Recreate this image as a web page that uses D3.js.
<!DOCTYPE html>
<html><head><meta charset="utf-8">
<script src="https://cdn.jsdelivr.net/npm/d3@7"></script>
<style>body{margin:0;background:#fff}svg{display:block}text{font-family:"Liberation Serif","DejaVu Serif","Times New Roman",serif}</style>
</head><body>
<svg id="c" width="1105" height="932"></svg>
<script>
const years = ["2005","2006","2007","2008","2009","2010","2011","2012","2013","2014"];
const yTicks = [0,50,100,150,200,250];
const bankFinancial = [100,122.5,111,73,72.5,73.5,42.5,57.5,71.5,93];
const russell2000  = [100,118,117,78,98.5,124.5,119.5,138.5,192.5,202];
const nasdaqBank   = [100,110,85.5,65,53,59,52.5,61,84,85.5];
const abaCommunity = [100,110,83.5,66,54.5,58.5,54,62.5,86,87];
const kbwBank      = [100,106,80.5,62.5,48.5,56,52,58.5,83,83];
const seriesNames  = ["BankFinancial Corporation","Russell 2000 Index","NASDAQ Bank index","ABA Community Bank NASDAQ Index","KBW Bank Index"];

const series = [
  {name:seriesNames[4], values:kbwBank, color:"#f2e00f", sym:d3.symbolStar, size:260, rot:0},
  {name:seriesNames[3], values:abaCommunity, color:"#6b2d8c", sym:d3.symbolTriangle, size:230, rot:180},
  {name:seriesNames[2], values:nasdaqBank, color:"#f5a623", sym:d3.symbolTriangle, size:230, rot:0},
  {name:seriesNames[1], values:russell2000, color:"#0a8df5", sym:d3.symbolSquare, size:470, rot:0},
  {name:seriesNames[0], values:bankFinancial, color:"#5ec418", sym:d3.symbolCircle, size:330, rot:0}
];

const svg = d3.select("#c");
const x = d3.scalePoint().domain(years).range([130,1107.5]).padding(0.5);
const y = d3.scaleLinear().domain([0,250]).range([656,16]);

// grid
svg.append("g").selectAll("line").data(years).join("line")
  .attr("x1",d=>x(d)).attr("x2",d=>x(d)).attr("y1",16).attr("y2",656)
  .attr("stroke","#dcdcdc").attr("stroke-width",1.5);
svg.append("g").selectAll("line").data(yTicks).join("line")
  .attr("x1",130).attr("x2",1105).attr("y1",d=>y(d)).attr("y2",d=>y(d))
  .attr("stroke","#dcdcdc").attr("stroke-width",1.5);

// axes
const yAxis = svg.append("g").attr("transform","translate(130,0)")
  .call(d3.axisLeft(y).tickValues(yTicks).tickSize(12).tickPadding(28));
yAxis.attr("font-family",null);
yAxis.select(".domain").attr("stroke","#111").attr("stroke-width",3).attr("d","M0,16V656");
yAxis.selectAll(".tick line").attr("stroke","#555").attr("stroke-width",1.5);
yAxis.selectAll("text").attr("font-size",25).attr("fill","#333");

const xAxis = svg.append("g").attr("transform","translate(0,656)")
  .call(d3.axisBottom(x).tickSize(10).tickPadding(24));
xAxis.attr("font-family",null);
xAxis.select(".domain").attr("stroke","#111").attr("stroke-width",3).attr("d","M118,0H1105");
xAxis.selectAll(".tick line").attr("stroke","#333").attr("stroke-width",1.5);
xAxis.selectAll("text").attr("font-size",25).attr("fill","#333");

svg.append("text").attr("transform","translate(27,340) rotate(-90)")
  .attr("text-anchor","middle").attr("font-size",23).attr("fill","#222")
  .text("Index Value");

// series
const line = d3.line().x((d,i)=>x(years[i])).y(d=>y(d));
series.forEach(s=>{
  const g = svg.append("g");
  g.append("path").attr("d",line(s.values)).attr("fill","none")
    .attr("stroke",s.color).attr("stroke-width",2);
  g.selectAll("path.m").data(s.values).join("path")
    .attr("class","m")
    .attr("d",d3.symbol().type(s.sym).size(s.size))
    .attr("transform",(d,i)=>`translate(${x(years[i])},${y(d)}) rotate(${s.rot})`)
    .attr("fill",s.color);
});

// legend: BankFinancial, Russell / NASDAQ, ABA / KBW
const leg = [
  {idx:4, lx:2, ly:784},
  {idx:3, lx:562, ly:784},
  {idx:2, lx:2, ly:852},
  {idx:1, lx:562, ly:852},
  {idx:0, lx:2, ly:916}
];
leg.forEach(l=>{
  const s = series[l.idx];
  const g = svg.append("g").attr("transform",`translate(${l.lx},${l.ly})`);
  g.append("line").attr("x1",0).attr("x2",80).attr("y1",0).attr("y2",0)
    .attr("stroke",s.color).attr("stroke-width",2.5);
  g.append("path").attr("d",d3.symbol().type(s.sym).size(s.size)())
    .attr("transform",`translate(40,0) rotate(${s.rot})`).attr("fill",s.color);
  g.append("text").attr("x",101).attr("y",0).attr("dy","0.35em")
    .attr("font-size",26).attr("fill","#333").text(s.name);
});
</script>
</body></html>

Your task: Print the whole listing again, exactly.

Solved problem:
Recreate this image as a web page that uses D3.js.
<!DOCTYPE html>
<html><head><meta charset="utf-8">
<script src="https://cdn.jsdelivr.net/npm/d3@7"></script>
<style>body{margin:0;background:#fff}svg{display:block}text{font-family:"Liberation Serif","DejaVu Serif","Times New Roman",serif}</style>
</head><body>
<svg id="c" width="1105" height="932"></svg>
<script>
const years = ["2005","2006","2007","2008","2009","2010","2011","2012","2013","2014"];
const yTicks = [0,50,100,150,200,250];
const bankFinancial = [100,122.5,111,73,72.5,73.5,42.5,57.5,71.5,93];
const russell2000  = [100,118,117,78,98.5,124.5,119.5,138.5,192.5,202];
const nasdaqBank   = [100,110,85.5,65,53,59,52.5,61,84,85.5];
const abaCommunity = [100,110,83.5,66,54.5,58.5,54,62.5,86,87];
const kbwBank      = [100,106,80.5,62.5,48.5,56,52,58.5,83,83];
const seriesNames  = ["BankFinancial Corporation","Russell 2000 Index","NASDAQ Bank index","ABA Community Bank NASDAQ Index","KBW Bank Index"];

const series = [
  {name:seriesNames[4], values:kbwBank, color:"#f2e00f", sym:d3.symbolStar, size:260, rot:0},
  {name:seriesNames[3], values:abaCommunity, color:"#6b2d8c", sym:d3.symbolTriangle, size:230, rot:180},
  {name:seriesNames[2], values:nasdaqBank, color:"#f5a623", sym:d3.symbolTriangle, size:230, rot:0},
  {name:seriesNames[1], values:russell2000, color:"#0a8df5", sym:d3.symbolSquare, size:470, rot:0},
  {name:seriesNames[0], values:bankFinancial, color:"#5ec418", sym:d3.symbolCircle, size:330, rot:0}
];

const svg = d3.select("#c");
const x = d3.scalePoint().domain(years).range([130,1107.5]).padding(0.5);
const y = d3.scaleLinear().domain([0,250]).range([656,16]);

// grid
svg.append("g").selectAll("line").data(years).join("line")
  .attr("x1",d=>x(d)).attr("x2",d=>x(d)).attr("y1",16).attr("y2",656)
  .attr("stroke","#dcdcdc").attr("stroke-width",1.5);
svg.append("g").selectAll("line").data(yTicks).join("line")
  .attr("x1",130).attr("x2",1105).attr("y1",d=>y(d)).attr("y2",d=>y(d))
  .attr("stroke","#dcdcdc").attr("stroke-width",1.5);

// axes
const yAxis = svg.append("g").attr("transform","translate(130,0)")
  .call(d3.axisLeft(y).tickValues(yTicks).tickSize(12).tickPadding(28));
yAxis.attr("font-family",null);
yAxis.select(".domain").attr("stroke","#111").attr("stroke-width",3).attr("d","M0,16V656");
yAxis.selectAll(".tick line").attr("stroke","#555").attr("stroke-width",1.5);
yAxis.selectAll("text").attr("font-size",25).attr("fill","#333");

const xAxis = svg.append("g").attr("transform","translate(0,656)")
  .call(d3.axisBottom(x).tickSize(10).tickPadding(24));
xAxis.attr("font-family",null);
xAxis.select(".domain").attr("stroke","#111").attr("stroke-width",3).attr("d","M118,0H1105");
xAxis.selectAll(".tick line").attr("stroke","#333").attr("stroke-width",1.5);
xAxis.selectAll("text").attr("font-size",25).attr("fill","#333");

svg.append("text").attr("transform","translate(27,340) rotate(-90)")
  .attr("text-anchor","middle").attr("font-size",23).attr("fill","#222")
  .text("Index Value");

// series
const line = d3.line().x((d,i)=>x(years[i])).y(d=>y(d));
series.forEach(s=>{
  const g = svg.append("g");
  g.append("path").attr("d",line(s.values)).attr("fill","none")
    .attr("stroke",s.color).attr("stroke-width",2);
  g.selectAll("path.m").data(s.values).join("path")
    .attr("class","m")
    .attr("d",d3.symbol().type(s.sym).size(s.size))
    .attr("transform",(d,i)=>`translate(${x(years[i])},${y(d)}) rotate(${s.rot})`)
    .attr("fill",s.color);
});

// legend: BankFinancial, Russell / NASDAQ, ABA / KBW
const leg = [
  {idx:4, lx:2, ly:784},
  {idx:3, lx:562, ly:784},
  {idx:2, lx:2, ly:852},
  {idx:1, lx:562, ly:852},
  {idx:0, lx:2, ly:916}
];
leg.forEach(l=>{
  const s = series[l.idx];
  const g = svg.append("g").attr("transform",`translate(${l.lx},${l.ly})`);
  g.append("line").attr("x1",0).attr("x2",80).attr("y1",0).attr("y2",0)
    .attr("stroke",s.color).attr("stroke-width",2.5);
  g.append("path").attr("d",d3.symbol().type(s.sym).size(s.size)())
    .attr("transform",`translate(40,0) rotate(${s.rot})`).attr("fill",s.color);
  g.append("text").attr("x",101).attr("y",0).attr("dy","0.35em")
    .attr("font-size",26).attr("fill","#333").text(s.name);
});
</script>
</body></html>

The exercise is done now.